After Stanford went on the lam he was found in Fredericksburg, Virginia, just over the hill from "The Farm," the training facility of one of the U.S.
Government's most famous three-letter agencies at the Marine Corps Base in Quantico.
White kid gloves only, please
The kid-glove treatment accorded two of Stanford's accomplices is another clue to Stanford's provenance. Without their help, say observers, Stanford's operation would have been shut down as much as a decade earlier.
Both were high-level U.S. Federal Agency employees, one in the DEA, the other in the SEC, America's Securities Exchange Commission, charged with preventing financial fraud.
Neither Agency has exactly covered itself in glory in living memory.
In the $3 trillion financial heist in 2008, the SEC, unfortunately, got there a little late.
And in the now 40-year old War on Drugs, the DEA cannot be said to be "shock and awe-ing" the global drug trade into anything like submission.
In the aftermath of Stanford's arrest, the two former high-level Federal employees fared pretty well. One, deeply and criminally implicated by numerous sources, paid just a $50,000 fine, and never even faced criminal charges.
And when the second one did face criminal charges, a miracle occurred.
The 'Immaculate Acquittal'
It's morning in Miami. Tuesday the 10th of February, 2010. Inside the Federal Courthouse downtown something extremely rare is about to take place:
a miracle, at least the closest thing to a miracle veteran court-watchers have seen in a long time.
It comes at the end of the trial of Thomas Raffanello, Allen Stanford's Chief of Security, and the long-time chief of the Drug Enforcement Administration's Miami office. Before joining Stanford, Raffanello led investigations against Manuel Noriega and the Medellin Cartel.
There has long been speculation about Stanford's connections with the world of "los narcos." But Raffanello is the one verifiable link between Allen Stanford and the global drug trade.
Raffanello, accused of illegally shredding documents at Stanford Financial Group after Stanford's arrest, was taken to a Fort Lauderdale federal courtroom in shackles, facing charges of conspiracy, obstruction of justice and destroying records.
But he had committed no crime, his lawyers said in a court filing. He was simply 'taking out the garbage.'
On the morning of February 10, 2010, Raffanello sat in court awaiting the jury's verdict as the jury asked for clarification on one of the charges.

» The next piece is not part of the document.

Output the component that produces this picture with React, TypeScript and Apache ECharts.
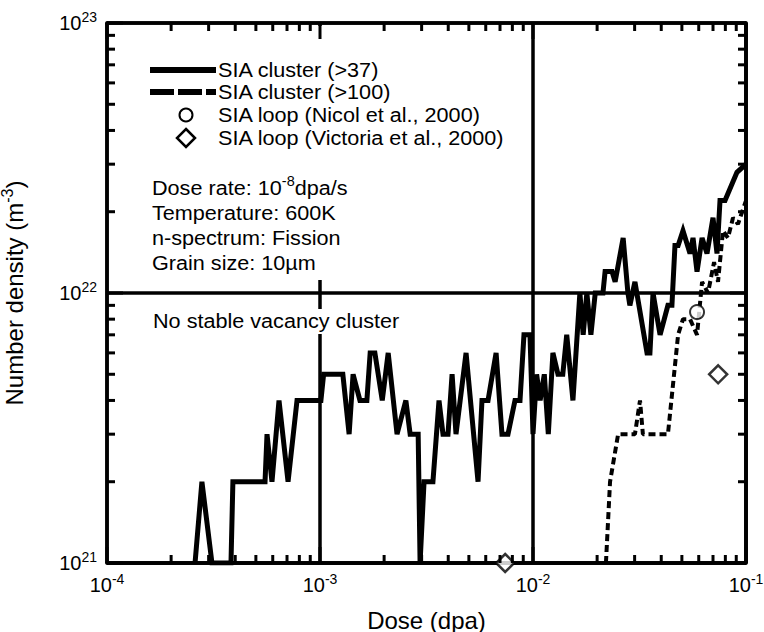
import React, { useEffect, useRef } from "react";
import * as echarts from "echarts";

// SIA cluster number density vs. dose (clusters larger than 37 SIAs)
const sia37Dose = [
  2.59e-4, 2.79e-4, 3.11e-4, 3.82e-4, 3.9e-4, 5.52e-4, 5.64e-4, 5.95e-4, 6.42e-4, 7.08e-4,
  7.8e-4, 1.01e-3, 1.04e-3, 1.28e-3, 1.37e-3, 1.43e-3, 1.54e-3, 1.66e-3, 1.72e-3, 1.81e-3,
  1.96e-3, 2.09e-3, 2.3e-3, 2.53e-3, 2.65e-3, 2.89e-3, 2.95e-3, 3.08e-3, 3.39e-3, 3.62e-3,
  3.78e-3, 3.99e-3, 4.17e-3, 4.35e-3, 4.85e-3, 5.52e-3, 5.76e-3, 6.15e-3, 6.71e-3, 7.15e-3,
  7.63e-3, 8.23e-3, 8.69e-3, 9.07e-3, 9.68e-3, 1.0e-2, 1.04e-2, 1.08e-2, 1.13e-2, 1.18e-2,
  1.24e-2, 1.31e-2, 1.38e-2, 1.44e-2, 1.54e-2, 1.66e-2, 1.72e-2, 1.79e-2, 1.87e-2, 1.96e-2,
  2.13e-2, 2.18e-2, 2.35e-2, 2.43e-2, 2.65e-2, 2.79e-2, 2.85e-2, 3.01e-2, 3.43e-2, 3.54e-2,
  3.66e-2, 3.95e-2, 4.3e-2, 4.49e-2, 4.64e-2, 4.8e-2, 5.06e-2, 5.46e-2, 5.64e-2, 5.89e-2,
  6.22e-2, 6.56e-2, 7.0e-2, 7.31e-2, 7.55e-2, 7.97e-2, 9.07e-2, 1.0e-1,
];
// density in units of 1e21 m^-3
const sia37DensityE21 = [
  1, 2, 1, 1, 2, 2, 3, 2, 4, 2,
  4, 4, 5, 5, 3, 5, 4, 4, 6, 6,
  4, 6, 3, 4, 3, 3, 1, 2, 2, 4,
  3, 3, 5, 3, 6, 2, 4, 4, 6, 3,
  3, 4, 4, 7, 7, 3, 5, 4, 5, 3,
  6, 5, 5, 7, 4, 10, 7, 10, 7, 10,
  10, 12, 12, 11, 16, 10, 9, 11, 6, 6,
  10, 7, 9, 9, 15, 15, 17, 14, 16, 12,
  16, 14, 19, 14, 22, 22, 28, 30,
];

// SIA clusters larger than 100 SIAs
const sia100Dose = [
  2.2e-2, 2.3e-2, 2.51e-2, 3.01e-2, 3.18e-2, 3.28e-2, 4.3e-2, 4.8e-2, 5.06e-2, 5.46e-2,
  5.89e-2, 6.22e-2, 6.63e-2, 7.08e-2, 7.39e-2, 7.8e-2, 8.23e-2, 8.69e-2, 9.17e-2, 1.0e-1,
];
const sia100DensityE21 = [1, 2, 3, 3, 4, 3, 3, 7, 8, 8, 7, 11, 10, 13, 11, 17, 16, 19, 18, 22];

// Experimental SIA loop densities
const nicolDose = [0.0589];
const nicolDensity = [8.5e21];
const victoriaDose = [0.0074, 0.074];
const victoriaDensity = [1.0e21, 5.0e21];

const legendLabels = [
  "SIA cluster (>37)",
  "SIA cluster (>100)",
  "SIA loop (Nicol et al., 2000)",
  "SIA loop (Victoria et al., 2000)",
];

const conditionLines = [
  "Dose rate: 10{s|-8}dpa/s",
  "Temperature: 600K",
  "n-spectrum: Fission",
  "Grain size: 10\u00b5m",
];
const noteText = "No stable vacancy cluster";

// axis ranges and tick positions
const xRange = [1e-4, 1e-1];
const yRange = [1e21, 1e23];
const xMajorTicks = [1e-4, 1e-3, 1e-2, 1e-1];
const yMajorTicks = [1e21, 1e22, 1e23];
const mantissas = [2, 3, 4, 5, 6, 7, 8, 9];
const xMinorTicks = xMajorTicks.slice(0, -1).flatMap((d) => mantissas.map((m) => m * d));
const yMinorTicks = yMajorTicks.slice(0, -1).flatMap((d) => mantissas.map((m) => m * d));

const FONT = "'Liberation Sans', Arial, Helvetica, sans-serif";
const INK = "#000";
const TEXT_SIZE = 21;
const TEXT_STRETCH = 1.03;
const MAJOR_TICK = 16;
const MINOR_TICK = 8;
const TICK_WIDTH = 3;

const powLabel = (v: number) => `{b|10}{s|${Math.round(Math.log10(v))}}`;

const tickRich = {
  b: { fontFamily: FONT, fontSize: 20, lineHeight: 26, color: INK },
  s: { fontFamily: FONT, fontSize: 14, lineHeight: 14, color: INK, verticalAlign: "top" },
};

function logAxis(dim: "x" | "y", position: string, primary: boolean) {
  const range = dim === "x" ? xRange : yRange;
  return {
    type: "log",
    min: range[0],
    max: range[1],
    position,
    axisLine: { show: true, onZero: false, lineStyle: { color: INK, width: 3.5 } },
    axisTick: { show: false },
    axisLabel: primary
      ? { show: true, formatter: powLabel, margin: dim === "x" ? 9 : 10, rich: tickRich }
      : { show: false },
    splitLine: { show: primary, lineStyle: { color: INK, width: 3.5 } },
    z: 1,
  };
}

// Inward tick marks on both opposite frame sides, placed through the axis scales
function xTickSeries(values: number[], len: number) {
  return {
    type: "custom",
    xAxisIndex: 0,
    yAxisIndex: 0,
    clip: false,
    z: 6,
    data: values.map((v) => [v, yRange[0]]),
    renderItem: (_p: any, api: any) => {
      const v = api.value(0);
      const b = api.coord([v, yRange[0]]);
      const t = api.coord([v, yRange[1]]);
      const style = { stroke: INK, lineWidth: TICK_WIDTH };
      return {
        type: "group",
        children: [
          { type: "line", shape: { x1: b[0], y1: b[1], x2: b[0], y2: b[1] - len }, style },
          { type: "line", shape: { x1: t[0], y1: t[1], x2: t[0], y2: t[1] + len }, style },
        ],
      };
    },
  };
}

function yTickSeries(values: number[], len: number) {
  return {
    type: "custom",
    xAxisIndex: 0,
    yAxisIndex: 0,
    clip: false,
    z: 6,
    data: values.map((v) => [xRange[0], v]),
    renderItem: (_p: any, api: any) => {
      const v = api.value(1);
      const l = api.coord([xRange[0], v]);
      const r = api.coord([xRange[1], v]);
      const style = { stroke: INK, lineWidth: TICK_WIDTH };
      return {
        type: "group",
        children: [
          { type: "line", shape: { x1: l[0], y1: l[1], x2: l[0] + len, y2: l[1] }, style },
          { type: "line", shape: { x1: r[0], y1: r[1], x2: r[0] - len, y2: r[1] }, style },
        ],
      };
    },
  };
}

const legendRowsY = [70, 92, 115, 138];
const legendLineX = [150, 216];
const legendMarkX = 186;

const labelStyle = (text: string) => ({
  text,
  fontFamily: FONT,
  fontSize: TEXT_SIZE,
  lineHeight: 27,
  fill: INK,
  verticalAlign: "middle",
  rich: { s: { fontFamily: FONT, fontSize: 14, lineHeight: 14, fill: INK, verticalAlign: "top" } },
});

const option: any = {
  animation: false,
  grid: {
    left: 107,
    right: 18,
    top: 23,
    bottom: 69,
    // let the edge tick labels sit near the canvas border without shrinking the plot
    outerBounds: { left: -100, right: -100, top: -100, bottom: -100 },
  },
  xAxis: [
    {
      ...logAxis("x", "bottom", true),
      name: "Dose (dpa)",
      nameLocation: "middle",
      nameGap: 45,
      nameTextStyle: { fontFamily: FONT, fontSize: 24, color: INK },
    },
    logAxis("x", "top", false),
  ],
  yAxis: [
    {
      ...logAxis("y", "left", true),
      name: "Number density (m{s|-3})",
      nameLocation: "middle",
      nameGap: 78,
      nameRotate: 90,
      nameTextStyle: {
        fontFamily: FONT,
        fontSize: 24,
        lineHeight: 30,
        color: INK,
        rich: {
          s: { fontFamily: FONT, fontSize: 16, lineHeight: 16, color: INK, verticalAlign: "top" },
        },
      },
    },
    logAxis("y", "right", false),
  ],
  series: [
    xTickSeries(xMajorTicks, MAJOR_TICK),
    xTickSeries(xMinorTicks, MINOR_TICK),
    yTickSeries(yMajorTicks, MAJOR_TICK),
    yTickSeries(yMinorTicks, MINOR_TICK),
    {
      name: legendLabels[0],
      type: "line",
      xAxisIndex: 0,
      yAxisIndex: 0,
      symbol: "none",
      lineStyle: { color: INK, width: 5, join: "miter", miterLimit: 4 },
      data: sia37Dose.map((d, i) => [d, sia37DensityE21[i] * 1e21]),
      z: 4,
    },
    {
      name: legendLabels[1],
      type: "line",
      xAxisIndex: 0,
      yAxisIndex: 0,
      symbol: "none",
      lineStyle: { color: INK, width: 4, type: [7, 4] },
      data: sia100Dose.map((d, i) => [d, sia100DensityE21[i] * 1e21]),
      z: 4,
    },
    {
      name: legendLabels[2],
      type: "scatter",
      xAxisIndex: 0,
      yAxisIndex: 0,
      symbol: "circle",
      symbolSize: 14,
      clip: false,
      itemStyle: { color: "#fff", borderColor: INK, borderWidth: 2 },
      data: nicolDose.map((d, i) => [d, nicolDensity[i]]),
      z: 5,
    },
    {
      name: legendLabels[3],
      type: "scatter",
      xAxisIndex: 0,
      yAxisIndex: 0,
      symbol: "diamond",
      symbolSize: 18,
      clip: false,
      itemStyle: { color: "#fff", borderColor: INK, borderWidth: 2.5 },
      data: victoriaDose.map((d, i) => [d, victoriaDensity[i]]),
      z: 5,
    },
  ],
  graphic: [
    // white backing behind the key and the annotation text
    {
      type: "rect",
      z: 2,
      shape: { x: 110, y: 26, width: 405, height: 254 },
      style: { fill: "#fff" },
    },
    {
      type: "rect",
      z: 2,
      shape: { x: 148, y: 309, width: 262, height: 25 },
      style: { fill: "#fff" },
    },
    // legend keys
    {
      type: "line",
      z: 2,
      z2: 5,
      shape: { x1: legendLineX[0], y1: legendRowsY[0], x2: legendLineX[1], y2: legendRowsY[0] },
      style: { stroke: INK, lineWidth: 6 },
    },
    {
      type: "line",
      z: 2,
      z2: 5,
      shape: { x1: legendLineX[0], y1: legendRowsY[1], x2: legendLineX[1], y2: legendRowsY[1] },
      style: { stroke: INK, lineWidth: 6, lineDash: [24, 4] },
    },
    {
      type: "circle",
      z: 2,
      z2: 5,
      shape: { cx: legendMarkX, cy: legendRowsY[2], r: 6.5 },
      style: { fill: "#fff", stroke: INK, lineWidth: 2 },
    },
    {
      type: "polygon",
      z: 2,
      z2: 5,
      shape: {
        points: [
          [legendMarkX, legendRowsY[3] - 9],
          [legendMarkX + 9, legendRowsY[3]],
          [legendMarkX, legendRowsY[3] + 9],
          [legendMarkX - 9, legendRowsY[3]],
        ],
      },
      style: { fill: "#fff", stroke: INK, lineWidth: 2.5 },
    },
    ...legendLabels.map((t, i) => ({
      type: "text",
      z: 2,
      z2: 5,
      x: legendLineX[1] + 2,
      y: legendRowsY[i],
      scaleX: TEXT_STRETCH,
      style: labelStyle(t),
    })),
    // simulation conditions
    ...conditionLines.map((t, i) => ({
      type: "text",
      z: 2,
      z2: 5,
      x: 152,
      y: 188 + i * 25,
      scaleX: TEXT_STRETCH,
      style: labelStyle(t),
    })),
    {
      type: "text",
      z: 2,
      z2: 5,
      x: 153,
      y: 321,
      scaleX: TEXT_STRETCH,
      style: labelStyle(noteText),
    },
  ],
};

export default function App() {
  const ref = useRef<HTMLDivElement>(null);
  useEffect(() => {
    if (!ref.current) return;
    const chart = echarts.init(ref.current, null, { renderer: "svg" });
    chart.setOption(option);
    return () => chart.dispose();
  }, []);
  return (
    <div
      ref={ref}
      style={{ position: "absolute", left: 0, top: 0, width: 764, height: 632, background: "#fff" }}
    />
  );
}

Then, after they retired to continue their deliberations, Judge Richard Goldberg ordered the charges dismissed.
Lawyers called the ruling extremely rare, almost unprecedented. "Something smells here," said one courtroom observer afterwards.
It was the Immaculate Acquittal.
"Judges always wait for the jury to finish deliberations. If the jury finds the defendant not guilty, case closed. If they find him guilty, the judge has the power to over turn the conviction. But in that case the judge proclaims, 'Judgment notwithstanding the verdict.'"
"We witnessed a miracle," said one of Raffanello's defense attorneys, Janice Burton Sharpstein.
It's a small world, after all
Sharpstein is married to Richard Sharpstein, a Miami attorney who represented one of the trigger men in the assassination of Barry Seal in Baton Rouge Louisiana in 1986.
We interviewed him while researching "Barry & the Boys." But the story he told us speaks volumes about the world of Allen Stanford.
"Why was Barry Seal murdered?" we asked.
"Seal had been irate when the IRS seized all his property," Sharstein related. "The IRS man said to Seal, 'You owe us $30 million for the money you made drug smuggling."
"Hey, I work for you," was Seal's reply. "We both work for the same people."
"You don't work for us," the IRS agent replied. "We're the IRS."
"Then Unglesby (Seal's attorney) watched as Seal place a call to (then-Vice
President) George Bush," Sharpstein stated.
"He heard Barry say, 'If you don't get these assholes off my back I'm going to blow the whistle on the Contra scheme."
"What Unglesby says is, 'That's why he's dead.'
Allen Stanford isn't dead. But he pissed somebody off bad enough to make him wish he were.